There have been documented post-surgery situations where someone develops a real shift in personality. Wonder if this happened to Cheney after his pace maker was put in.

And matrix or no, Bush's consciousness is just plain pickled.

Steve Bates said...

Lots of miscellaneous thoughts evoked by this incident...

Doesn't even have to be post-surgery. A friend of mine, an excellent horsewoman, suffered a serious fall while training a very young horse. She woke up in the middle of a country road, apparently about 20 minutes after the fall. Her personality and her memory have been different ever since. Fortunately, she is fully aware of it. This was years ago, and her re-entry into something resembling normal life is essentially complete now... but she's still a bit different.

As to the Czech speaking fluent English upon awakening... how likely is that, really? I know it's impossible to prove a negative, but who's to say he didn't speak perfect English at some point before the accident?
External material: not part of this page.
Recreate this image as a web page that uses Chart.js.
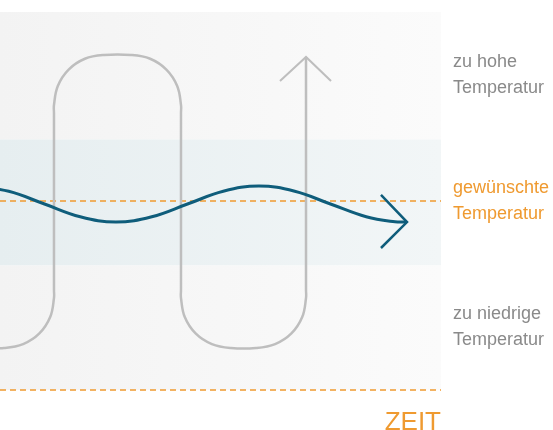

An acquaintance back in college used to claim that a matrix was the mother of a vector. Sounds right to me.

Bush's consciousness is pickled... by Pickles?

whig, you mean your consciousness and mine are connected? Are you sure you want to claim that? :)

ellroon said...

Wasn't there a 60 Minutes article about a woman who believed she had lived earlier lives and to prove it, sang a medieval song?

They found she had checked out the library book that had the song in it. She had subconsciously read the music and was able to sing it.

Usually logic and reason win out.

But then... matrixly speaking, I have had very weird experiences with mental connections between loved ones, so maybe whig is right.....

("An acquaintance back in college used to claim that a matrix was the mother of a vector. Sounds right to me." I'm going to have to send this to my son in college.. majoring in math.)

Anonymous said...

Steve, I'm not a mindreader if that's what you're asking. Do you think you have no connection to anything larger than yourself? Earth?

Anonymous said...

Ellroon, I'm with Arthur C. Clarke on the idea that any sufficiently advanced technology (or talent) is indistinguishable from magic.

Presto change-o.

Anonymous said...

Nice quote, whig. I agree, what we accept today as common (cellphones, ipods, laptops) would have boggled the mind thirty years ago. Just imagine what is waiting to be discovered!

Anonymous said...

Oops, that last comment was me.

ellroon

Anonymous said...

Just so you guys know, the little boy from York just suffered from FAS, "Foreign Accent Syndrome"... it's rare, but it happens. Basically, there might be some damage or modifications in some of the parts responsible for speech in your brain, thus changing the way you talk. The "accent" is just dubbed by whoever's around to hear it. The whole thing with the racecar driver *is* just insane. I don't know if it's entirely true or not since people claim the "Daily News" is not a very reliable source of information -but hey, who knows? I mean, personally, I caught up on English pretty quickly after not being able to learn it even with bonks to the head.

ellroon said...

Lol, thanks for your comment, anon. The brain is a mysterious thing and I'm sure there are more crazy stories out there about people changing personalities, etc. after bonks on the head. I've heard it applies to post-operational effects as well.

May you live with your head bonk-free!